Just a quick post today about theme and how it’s different to plot. Writers way smarter and way more talented than me have ideas about this, but here’s my perspective.
First of all, yes, these things are quite different. Most people agree with that. I find that often a poor short story by a new writer has no theme. It’s just a story. In a good one there’s maybe a few nice emotional beats but overall, it’s quite flat.
In some ways, the theme is what you’re left with as a reader. The story comes and goes, but there’s a wider idea – emotional or otherwise – that you’re left with as a result. To put it in embarrassingly simple terms, the plot is what you’d describe when someone asks, “What’s your story about?” … The theme is what you describe when that same person’s follow-up question is, “Yeah, but what is it really about?” Does that make sense? Or any I being too simplistic?

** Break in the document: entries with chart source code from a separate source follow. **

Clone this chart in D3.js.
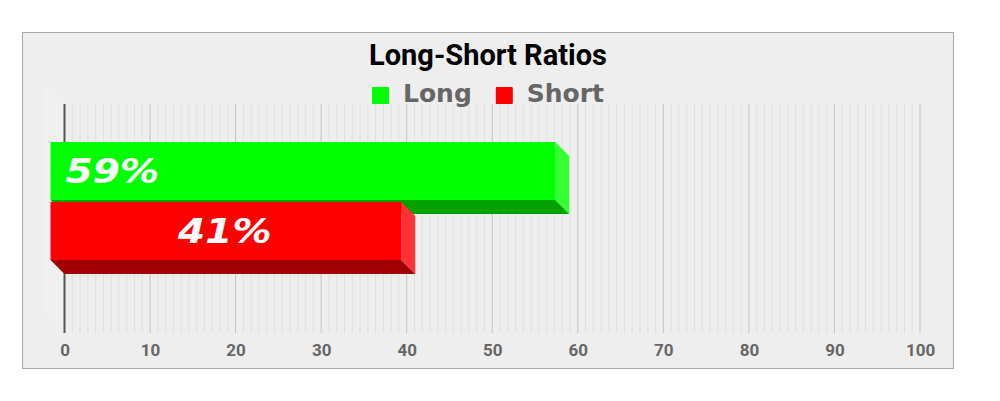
<!DOCTYPE html>
<html>
<head>
<meta charset="utf-8">
<script src="https://cdn.jsdelivr.net/npm/d3@7"></script>
<style>
  body { margin: 0; background: #fff; }
  svg { display: block; }
</style>
</head>
<body>
<svg id="chart" width="1000" height="401"></svg>
<script>
// data
const series = ["Long", "Short"];
const values = [59, 41];
const labels = ["59%", "41%"];
const xTicks = [0, 10, 20, 30, 40, 50, 60, 70, 80, 90, 100];

const colors = {
  Long: { front: "#00ff00", side: "#33ff33", bottom: "#00a000" },
  Short: { front: "#ff0000", side: "#ff3333", bottom: "#a00000" }
};

const svg = d3.select("#chart");
const depth = 14; // 3d offset of front face

// frame
svg.append("rect")
  .attr("x", 22.5).attr("y", 32.5)
  .attr("width", 931).attr("height", 336)
  .attr("fill", "#eeeeee")
  .attr("stroke", "#a8a8a8");

const plotTop = 104, plotBottom = 333;

const x = d3.scaleLinear().domain([0, 100]).range([64.5, 920]);
const y = d3.scaleBand().domain(series).range([156, 274]).paddingInner(0.035);

// left side wall (subtle)
svg.append("polygon")
  .attr("points", [[x(0) - 21, plotTop - 22], [x(0), plotTop], [x(0), plotBottom], [x(0) - 21, plotBottom - 20]].join(" "))
  .attr("fill", "#f0f0f0");

// minor grid
const minor = [];
for (let i = 0; i < 10; i++) {
  for (let j = 1; j < 11; j++) minor.push(i * 10 + j * 10 / 11);
}
svg.append("g").selectAll("line")
  .data(minor)
  .join("line")
  .attr("x1", d => x(d)).attr("x2", d => x(d))
  .attr("y1", plotTop).attr("y2", plotBottom)
  .attr("stroke", "#e0e0e0")
  .attr("stroke-width", 1);

// major grid
svg.append("g").selectAll("line")
  .data(xTicks.slice(1))
  .join("line")
  .attr("x1", d => x(d)).attr("x2", d => x(d))
  .attr("y1", plotTop).attr("y2", plotBottom)
  .attr("stroke", "#c4c4c4")
  .attr("stroke-width", 1);

// baseline axis
svg.append("line")
  .attr("x1", x(0)).attr("x2", x(0))
  .attr("y1", plotTop).attr("y2", plotBottom)
  .attr("stroke", "#555")
  .attr("stroke-width", 2);

// x axis labels
const xAxis = d3.axisBottom(x).tickValues(xTicks).tickSize(0).tickPadding(0);
const ax = svg.append("g")
  .attr("transform", "translate(0,344)")
  .call(xAxis);
ax.select(".domain").remove();
ax.selectAll("text")
  .attr("dy", "0.71em")
  .attr("fill", "#666")
  .style("font-family", "Roboto")
  .style("font-weight", "bold")
  .style("font-size", "17px");

// bars
const bars = svg.append("g");
series.forEach((s, i) => {
  const x0 = x(0), x1 = x(values[i]);
  const yt = y(s), yb = y(s) + y.bandwidth();
  const c = colors[s];
  const g = bars.append("g");
  // bottom face
  g.append("polygon")
    .attr("points", [[x0 - depth, yb - depth], [x1 - depth, yb - depth], [x1, yb], [x0, yb]].join(" "))
    .attr("fill", c.bottom);
  // side face
  g.append("polygon")
    .attr("points", [[x1 - depth, yt - depth], [x1, yt], [x1, yb], [x1 - depth, yb - depth]].join(" "))
    .attr("fill", c.side);
  // front face
  g.append("rect")
    .attr("x", x0 - depth).attr("y", yt - depth)
    .attr("width", x1 - x0).attr("height", y.bandwidth())
    .attr("fill", c.front);
  // value label
  const mid = yt - depth + y.bandwidth() / 2;
  const lx = i === 0 ? x0 - depth + 15 : x0 - depth + (x1 - x0) / 2 - 1;
  g.append("text")
    .attr("transform", `translate(${lx},${mid + 12}) scale(1.15,1)`)
    .attr("text-anchor", i === 0 ? "start" : "middle")
    .attr("fill", "#fff")
    .style("font-family", "DejaVu Sans")
    .style("font-weight", "bold")
    .style("font-style", "italic")
    .style("font-size", "34px")
    .text(labels[i]);
});

// title
svg.append("text")
  .attr("x", 488).attr("y", 65)
  .attr("text-anchor", "middle")
  .attr("fill", "#000")
  .style("font-family", "Roboto")
  .style("font-weight", "bold")
  .style("font-size", "29px")
  .text("Long-Short Ratios");

// legend
const legend = svg.append("g").attr("transform", "translate(372,87)");
let lx = 0;
series.forEach(s => {
  const item = legend.append("g").attr("transform", `translate(${lx},0)`);
  item.append("rect")
    .attr("width", 17).attr("height", 17).attr("rx", 1)
    .attr("fill", colors[s].front);
  const t = item.append("text")
    .attr("x", 31).attr("y", 15)
    .attr("fill", "#666")
    .style("font-family", "DejaVu Sans")
    .style("font-weight", "bold")
    .style("font-size", "25px")
    .text(s);
  lx += 31 + t.node().getComputedTextLength() + 24;
});
</script>
</body>
</html>
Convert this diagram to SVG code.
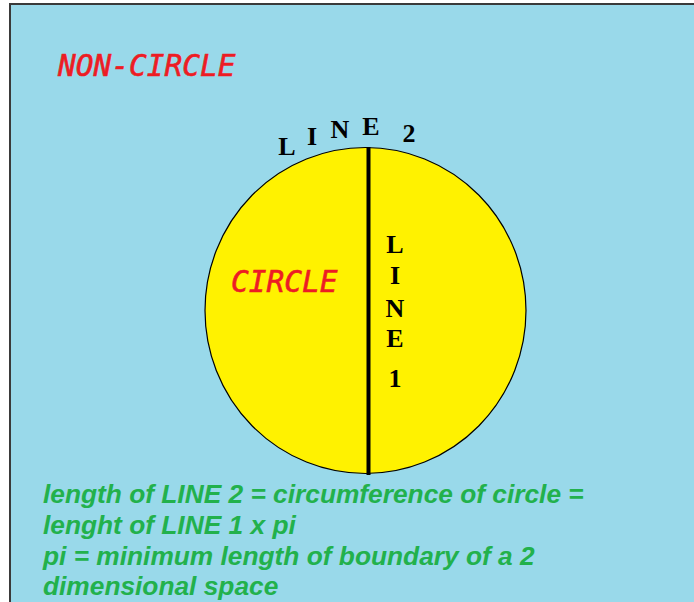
<svg xmlns="http://www.w3.org/2000/svg" width="694" height="602" viewBox="0 0 694 602">
<style>
.red{font-family:"DejaVu Sans Mono",monospace;font-style:oblique;font-size:29.5px;fill:#ed1c24;stroke:#ed1c24;stroke-width:0.6}
.lbl{font-family:"Liberation Serif",serif;font-weight:bold;font-size:26px;fill:#000;text-anchor:middle}
.note{font-family:"Liberation Sans",Arial,sans-serif;font-weight:bold;font-style:italic;font-size:26.3px;fill:#22b14c}
</style>
<rect x="0" y="0" width="694" height="602" fill="#ffffff"/>
<rect x="10" y="4" width="700" height="620" fill="#99d9ea" stroke="#3a3a3a" stroke-width="2"/>
<g id="non-circle">
<text class="red" x="58" y="76">NON-CIRCLE</text>
</g>
<g id="circle">
<ellipse cx="365.5" cy="310.5" rx="160.5" ry="163" fill="#fff200" stroke="#000" stroke-width="1.2"/>
<text class="red" x="231" y="292">CIRCLE</text>
</g>
<g id="connectors">
<line id="line1" x1="368.5" y1="147" x2="368.5" y2="475" stroke="#000" stroke-width="4"/>
</g>
<g id="line2-label">
<text class="lbl" x="287" y="155">L</text>
<text class="lbl" x="312" y="145">I</text>
<text class="lbl" x="340" y="138">N</text>
<text class="lbl" x="371" y="135">E</text>
<text class="lbl" x="409" y="142">2</text>
</g>
<g id="line1-label">
<text class="lbl" x="395" y="253">L</text>
<text class="lbl" x="395" y="284">I</text>
<text class="lbl" x="395" y="317">N</text>
<text class="lbl" x="395" y="347">E</text>
<text class="lbl" x="395" y="387">1</text>
</g>
<g id="note">
<text class="note" x="43" y="503">length of LINE 2 = circumference of circle =</text>
<text class="note" x="43" y="534">lenght of LINE 1 x pi</text>
<text class="note" x="43" y="565">pi = minimum length of boundary of a 2</text>
<text class="note" x="43" y="595">dimensional space</text>
</g>
</svg>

A story with a really good theme will often influence the end of the plot, but also it can make the end of the story less important, and not in a bad way. Often the real climax of a story is just a bit before the end. Maybe – though obviously not always – the end of the penultimate chapter is the end of the plot. But the final chapter – possibly an epilogue – is there and feels really necessary because of the theme.
If there’s no consideration to the theme, then you might be only interested in nailing that ending and getting out. Nothing wrong with doing that. But if the theme is strong, then that can dictate when the ending occurs. It can be before or after the end of the actual plot.